Auch im Militär machte er Karriere

Niklaus Lätt hat nicht nur im Wald, sondern auch im Schweizer Militär Spuren hinterlassen; er schaffte es bis zum Geniechef des Armeekorps. Das Engagement im Militär sei für ihn eine Selbstverständlichkeit gewesen. «Damals im Kalten Krieg wusste man nie, wann es los geht. Ich wollte da sein fürs Vaterland, wenn es so weit ist.»

Eine bewegte berufliche Karriere, die mit seiner Pensionierung 1991 – nach einem kurzen Zwischenjahr seines direkten Nachfolgers übernahm Frank Hämmerli das Amt als Lenzburger Stadtoberförster – noch lange kein Ende fand. Seine Rolle als Vizepräsident der Eidgenössischen Natur- und Heimatschutzkommission behielt er nämlich weit über seine Pensionierung hinaus bei. «Ich war 1975 vom Bundesrat in diese Kommission gewählt worden und wollte mich auch nach meiner Pensionierung weiterhin für den Naturschutz einsetzen», erzählt er.

Dankbar und zufrieden

Heute blickt Nikläus Lätt zufrieden und dankbar auf sein bewegtes Leben zurück. «Ich habe einfach Glück gehabt», sagt er.
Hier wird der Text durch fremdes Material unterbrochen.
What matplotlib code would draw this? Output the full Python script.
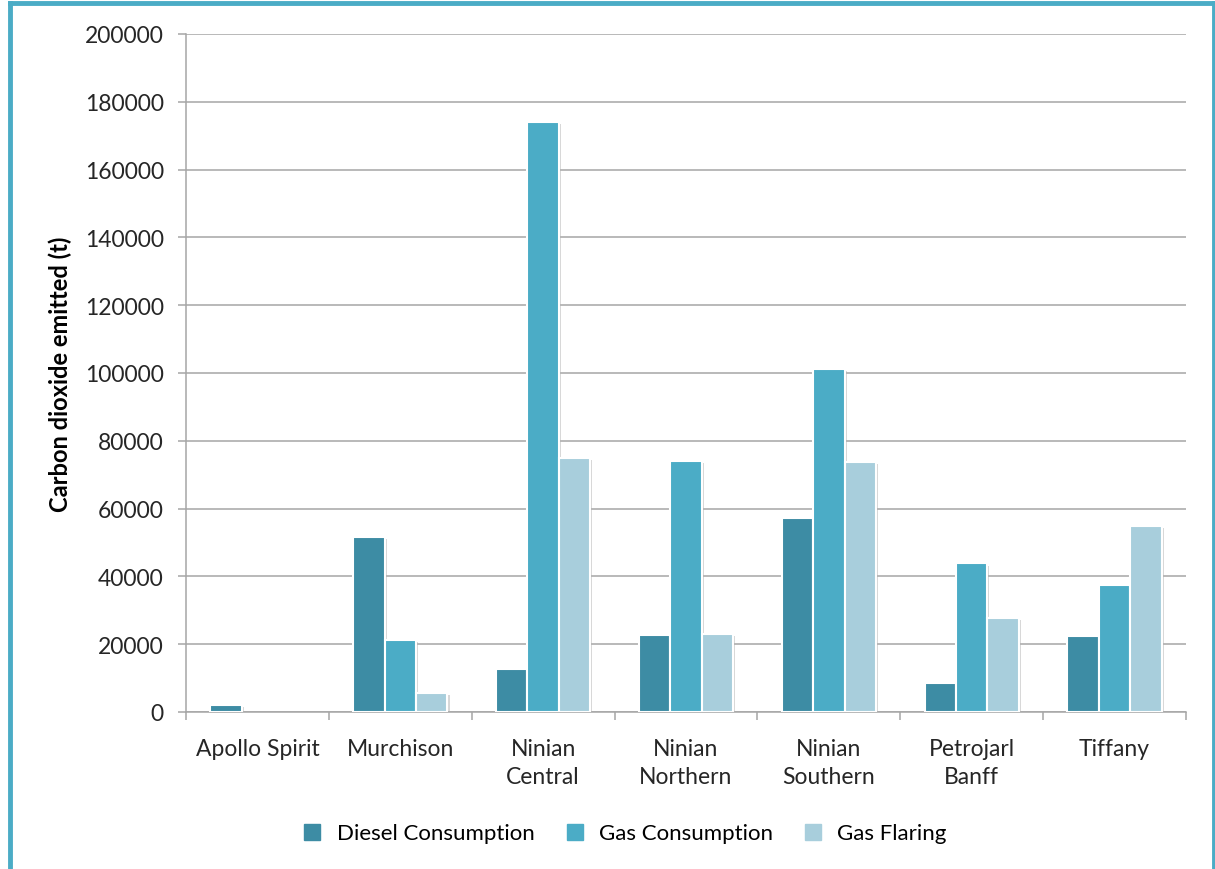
import numpy as np
import matplotlib.pyplot as plt
from matplotlib import patheffects as pe
from matplotlib.lines import Line2D

# data
platforms = ['Apollo Spirit', 'Murchison', 'Ninian\nCentral', 'Ninian\nNorthern',
             'Ninian\nSouthern', 'Petrojarl\nBanff', 'Tiffany']
diesel = [2000, 51500, 12700, 22700, 57200, 8600, 22400]
gas_cons = [0, 21200, 174000, 74000, 101300, 43800, 37500]
flaring = [0, 5600, 75000, 23000, 73700, 27600, 55000]
series_names = ['Diesel Consumption', 'Gas Consumption', 'Gas Flaring']
colors = ['#3D8CA4', '#4BACC6', '#A8CEDC']

plt.rcParams['font.family'] = ['Lato', 'DejaVu Sans']

fig = plt.figure(figsize=(12.15, 8.7), dpi=100)
ax = fig.add_axes([0.1531, 0.1805, 0.8230, 0.7793])

x = np.arange(len(platforms))
w = 0.22
shadow = [pe.SimplePatchShadow(offset=(1.5, -1.5), shadow_rgbFace='#b0b0b0', alpha=0.5), pe.Normal()]
for i, (vals, c) in enumerate(zip([diesel, gas_cons, flaring], colors)):
    bars = ax.bar(x + (i - 1) * w, vals, width=w, color=c, edgecolor='white',
                  linewidth=1.5, label=series_names[i], zorder=3)
    for b in bars:
        if b.get_height() > 0:
            b.set_path_effects(shadow)
        else:
            b.set_visible(False)

ax.set_xlim(-0.5, len(platforms) - 0.5)
ax.set_ylim(0, 200000)
ax.set_yticks(np.arange(0, 200001, 20000))
ax.set_yticklabels([str(v) for v in range(0, 200001, 20000)], fontsize=16.5, color='#262626')
ax.yaxis.grid(True, color='#a6a6a6', linewidth=1.1, zorder=0)
ax.set_axisbelow(True)

# boundaries as major ticks, names as minor ticks
ax.set_xticks(np.arange(-0.5, len(platforms), 1.0))
ax.set_xticklabels([])
ax.set_xticks(x, minor=True)
ax.set_xticklabels(platforms, minor=True, fontsize=16.5, color='#262626', linespacing=1.4)
ax.tick_params(axis='x', which='minor', length=0, pad=19)
ax.tick_params(axis='x', which='major', length=6, color='#a6a6a6', width=1.1)
ax.tick_params(axis='y', length=6, color='#a6a6a6', width=1.1, pad=10)

for s in ['top', 'right']:
    ax.spines[s].set_visible(False)
for s in ['left', 'bottom']:
    ax.spines[s].set_color('#a6a6a6')
    ax.spines[s].set_linewidth(1.1)

ax.set_ylabel('Carbon dioxide emitted (t)', fontsize=17, fontweight='bold', labelpad=9)

handles = [Line2D([0], [0], marker='s', linestyle='none', markersize=11,
                  markerfacecolor=c, markeredgecolor=c) for c in colors]
fig.legend(handles, series_names, loc='center', bbox_to_anchor=(0.509, 0.041), ncol=3,
           frameon=False, fontsize=16, handletextpad=0.1, columnspacing=0.8)

# teal frame around the chart
frame = '#4BACC6'
fig.add_artist(Line2D([0.0082, 0.0082], [0, 0.995], color=frame, linewidth=3.5, transform=fig.transFigure))
fig.add_artist(Line2D([0.0082, 0.999], [0.995, 0.995], color=frame, linewidth=3.5, transform=fig.transFigure))
fig.add_artist(Line2D([0.999, 0.999], [0, 0.995], color=frame, linewidth=3.5, transform=fig.transFigure))

fig.savefig('out.png', dpi=100, facecolor='white')
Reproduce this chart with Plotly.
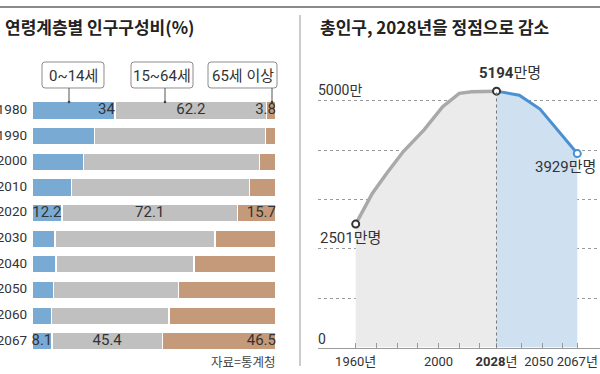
import plotly.graph_objects as go

# ---------------- data ----------------
bar_years = ["1980", "1990", "2000", "2010", "2020", "2030", "2040", "2050", "2060", "2067"]
young = [34.0, 25.6, 21.1, 16.1, 12.2, 9.5, 9.8, 8.8, 7.9, 8.1]
working = [62.2, 70.0, 72.1, 73.1, 72.1, 65.5, 56.5, 51.3, 48.2, 45.4]
old = [3.8, 4.4, 6.8, 10.8, 15.7, 25.0, 33.7, 39.9, 43.9, 46.5]
labeled_rows = ["1980", "2020", "2067"]
group_names = ["0~14세", "15~64세", "65세 이상"]

pop_years_past = [1960, 1968, 1975, 1983, 1993, 2002, 2010, 2016, 2028]
pop_past = [2501, 3120, 3530, 3970, 4410, 4880, 5150, 5180, 5194]
pop_years_future = [2028, 2039, 2049, 2058, 2067]
pop_future = [5194, 5110, 4830, 4390, 3929]
x_tickvals = [1960, 1970, 1980, 1990, 2000, 2010, 2020, 2028, 2040, 2050, 2060, 2067]
x_ticktext = ["1960년", "", "", "", "2000", "", "", "<b>2028</b>년", "", "2050\u00a0\u00a0", "", "2067년"]

# ---------------- style ----------------
W, H = 600, 374
NUM_FONT = "Roboto, Noto Sans CJK KR"
KR_FONT = "Noto Sans CJK KR"
BLUE = "#79aad4"
GRAY = "#c0c0c0"
TAN = "#c49a7a"
TXT = "#333333"


def px(x):
    return x / W


def py(y):
    return 1 - y / H


fig = go.Figure()

# ---------------- left: stacked bars ----------------
for vals, col in [(young, BLUE), (working, GRAY), (old, TAN)]:
    fig.add_trace(go.Bar(
        y=bar_years, x=vals, orientation="h", marker=dict(color=col, line=dict(color="white", width=1.5)),
        width=0.69, xaxis="x", yaxis="y", showlegend=False, hoverinfo="skip"))

# year labels left of the bars
fig.add_trace(go.Scatter(x=[-2.0] * len(bar_years), y=bar_years, text=bar_years, textposition="middle left",
                         mode="text", textfont=dict(family=NUM_FONT, size=13.5, color=TXT), cliponaxis=False,
                         xaxis="x", yaxis="y", showlegend=False, hoverinfo="skip"))

# value labels (text-only scatter on the bar axes)
lab_y, lab_x, lab_t, lab_p = [], [], [], []
for i, yr in enumerate(bar_years):
    if yr not in labeled_rows:
        continue
    if young[i] >= 20:
        lab_x.append(young[i])
        lab_p.append("middle left")
    else:
        lab_x.append(young[i] / 2)
        lab_p.append("middle center")
    lab_x += [young[i] + working[i] / 2, 100]
    lab_p += ["middle center", "middle left"]
    lab_y += [yr, yr, yr]
    lab_t += [f"{young[i]:g}", f"{working[i]:g}", f"{old[i]:g}"]
fig.add_trace(go.Scatter(x=lab_x, y=lab_y, text=lab_t, textposition=lab_p, mode="text",
                         textfont=dict(family=NUM_FONT, size=15, color=TXT), cliponaxis=False,
                         xaxis="x", yaxis="y", showlegend=False, hoverinfo="skip"))

# ---------------- right: population line ----------------
fig.add_trace(go.Scatter(x=pop_years_past, y=pop_past, mode="lines", line=dict(color="#a9a9a9", width=3.5),
                         fill="tozeroy", fillcolor="#ebebeb", xaxis="x2", yaxis="y2",
                         showlegend=False, hoverinfo="skip"))
fig.add_trace(go.Scatter(x=pop_years_future, y=pop_future, mode="lines", line=dict(color="#4a90d2", width=3),
                         fill="tozeroy", fillcolor="#cfe0f0", xaxis="x2", yaxis="y2",
                         showlegend=False, hoverinfo="skip"))
fig.add_trace(go.Scatter(x=[pop_years_past[0], pop_years_past[-1], pop_years_future[-1]],
                         y=[pop_past[0], pop_past[-1], pop_future[-1]], mode="markers",
                         marker=dict(size=7, color="white", line=dict(width=2, color=["#333333", "#333333", "#4a90d2"])),
                         xaxis="x2", yaxis="y2", showlegend=False, hoverinfo="skip", cliponaxis=False))

# ---------------- shapes ----------------
shapes = []
shapes.append(dict(type="line", xref="paper", yref="paper", x0=0, x1=1, y0=py(7), y1=py(7),
                   line=dict(color="#8a8a8a", width=2)))
shapes.append(dict(type="line", xref="paper", yref="paper", x0=px(300), x1=px(300), y0=py(15), y1=py(366),
                   line=dict(color="#999999", width=1)))
# 2028 dotted vertical
shapes.append(dict(type="line", xref="x2", yref="y2", x0=2028, x1=2028, y0=0, y1=pop_past[-1],
                   line=dict(color="#777777", width=1, dash="dot"), layer="above"))


def rrect(x0, y0, x1, y1, r=3):
    P = lambda x, y: f"{px(x):.5f},{py(y):.5f}"
    return (f"M{P(x0 + r, y0)} L{P(x1 - r, y0)} Q{P(x1, y0)} {P(x1, y0 + r)} "
            f"L{P(x1, y1 - r)} Q{P(x1, y1)} {P(x1 - r, y1)} L{P(x0 + r, y1)} "
            f"Q{P(x0, y1)} {P(x0, y1 - r)} L{P(x0, y0 + r)} Q{P(x0, y0)} {P(x0 + r, y0)} Z")


annotations = []
boxes = [(42, 104, 69), (131, 193, 165), (208, 277, 272)]
for (bx0, bx1, lx), name in zip(boxes, group_names):
    shapes.append(dict(type="path", xref="paper", yref="paper", path=rrect(bx0, 62, bx1, 88),
                       line=dict(color="#8c8c8c", width=1), fillcolor="white"))
    shapes.append(dict(type="line", xref="paper", yref="paper", x0=px(lx), x1=px(lx), y0=py(88), y1=py(102),
                       line=dict(color="#555555", width=1)))
    shapes.append(dict(type="circle", xref="paper", yref="paper", x0=px(lx - 1.3), x1=px(lx + 1.3),
                       y0=py(103.3), y1=py(100.7), line=dict(width=0), fillcolor="#444444"))
    annotations.append(dict(x=px((bx0 + bx1) / 2), y=py(75.5), xref="paper", yref="paper", text=name,
                            xanchor="center", yanchor="middle",
                            showarrow=False, font=dict(family=NUM_FONT, size=15, color=TXT)))

# ---------------- texts ----------------
annotations += [
    dict(x=px(3), y=py(26), xref="paper", yref="paper", text="<b>연령계층별 인구구성비(%)</b>", xanchor="left",
         yanchor="middle", showarrow=False, font=dict(family=KR_FONT, size=17, color="#222222")),
    dict(x=px(318), y=py(26), xref="paper", yref="paper", text="<b>총인구, 2028년을 정점으로 감소</b>", xanchor="left",
         yanchor="middle", showarrow=False, font=dict(family=KR_FONT, size=17, color="#222222")),
    dict(x=px(277), y=py(361), xref="paper", yref="paper", text="자료=통계청", xanchor="right",
         yanchor="middle", showarrow=False, font=dict(family=KR_FONT, size=12.5, color="#444444")),
    dict(x=px(316), y=py(90), xref="paper", yref="paper", text="5000만", xanchor="left",
         yanchor="middle", showarrow=False, font=dict(family=NUM_FONT, size=14, color=TXT)),
    dict(x=px(316), y=py(339), xref="paper", yref="paper", text="0", xanchor="left",
         yanchor="middle", showarrow=False, font=dict(family=NUM_FONT, size=14, color=TXT)),
    dict(x=2028, y=pop_past[-1], xref="x2", yref="y2", text="<b>5194</b>만명", xanchor="left", yanchor="middle",
         xshift=-20, yshift=18, showarrow=False, font=dict(family=NUM_FONT, size=15, color=TXT)),
    dict(x=pop_years_future[-1], y=pop_future[-1], xref="x2", yref="y2", text="3929만명", xanchor="right",
         yanchor="middle", xshift=21, yshift=-13, showarrow=False, font=dict(family=NUM_FONT, size=15, color=TXT)),
    dict(x=pop_years_past[0], y=pop_past[0], xref="x2", yref="y2", text="2501만명", xanchor="left",
         yanchor="middle", xshift=-38, yshift=-14, showarrow=False, font=dict(family=NUM_FONT, size=15, color=TXT)),
]

# ---------------- layout ----------------
BAR_X0, BAR_X1 = 32, 276          # pixel extent of the 0..100 % bars
left_pad = BAR_X0 / (BAR_X1 - BAR_X0) * 100
fig.update_layout(
    width=W, height=H, margin=dict(l=0, r=0, t=0, b=0, autoexpand=False), paper_bgcolor="white",
    plot_bgcolor="white",
    barmode="stack", bargap=0.31, shapes=shapes, annotations=annotations,
    xaxis=dict(domain=[0, px(BAR_X1)], range=[-left_pad, 100], showgrid=False, zeroline=False, showline=False,
               showticklabels=False, ticks="", fixedrange=True),
    yaxis=dict(domain=[py(354.1), py(97.7)], type="category", categoryorder="array", categoryarray=bar_years,
               range=[9.5, -0.5], showgrid=False, zeroline=False, showline=False, ticks="",
               showticklabels=False),
    xaxis2=dict(domain=[px(318), 1.0], range=[1960 - (355.7 - 318) / 2.071, 2067 + (600 - 577.3) / 2.071],
                anchor="y2", tickvals=x_tickvals, ticktext=x_ticktext, ticks="inside", ticklen=5, tickangle=0,
                tickcolor="#999999", showline=True, linecolor="#9a9a9a", linewidth=1.5, showgrid=False,
                zeroline=False, tickfont=dict(family=NUM_FONT, size=13, color=TXT), ticklabelstandoff=1),
    yaxis2=dict(domain=[py(347.5), py(71.1)], range=[0, 5600], anchor="x2", tickvals=[1000, 2000, 3000, 4000, 5000],
                showticklabels=False, showgrid=True, gridcolor="#9a9a9a", griddash="dot", gridwidth=1,
                zeroline=False, showline=False),
)

fig.write_html("out.html", config={"displayModeBar": False, "staticPlot": True},
               post_script="document.body.style.margin='0px';document.body.style.overflow='hidden';")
Sein Lebensmotto ist simpel, aber wirksam: «Ich bin einfach immer dankbar.»

Mittlerweile hat eine frische Brise eingesetzt, viele Besucher, die an diesem Tag das Esterliturm-Jubiläum gefeiert haben, sind schon aufgebrochen. Auch Niklaus Lätt verabschiedet sich – es ist Zeit, nach Hause zu fahren. Er schwingt sich auf den Sattel seines E-Bikes und fährt durch den Wald davon – dieser Mann ist nicht zu stoppen. Niklaus Lätt ist vieles, aber vor allem eines: inspirierend.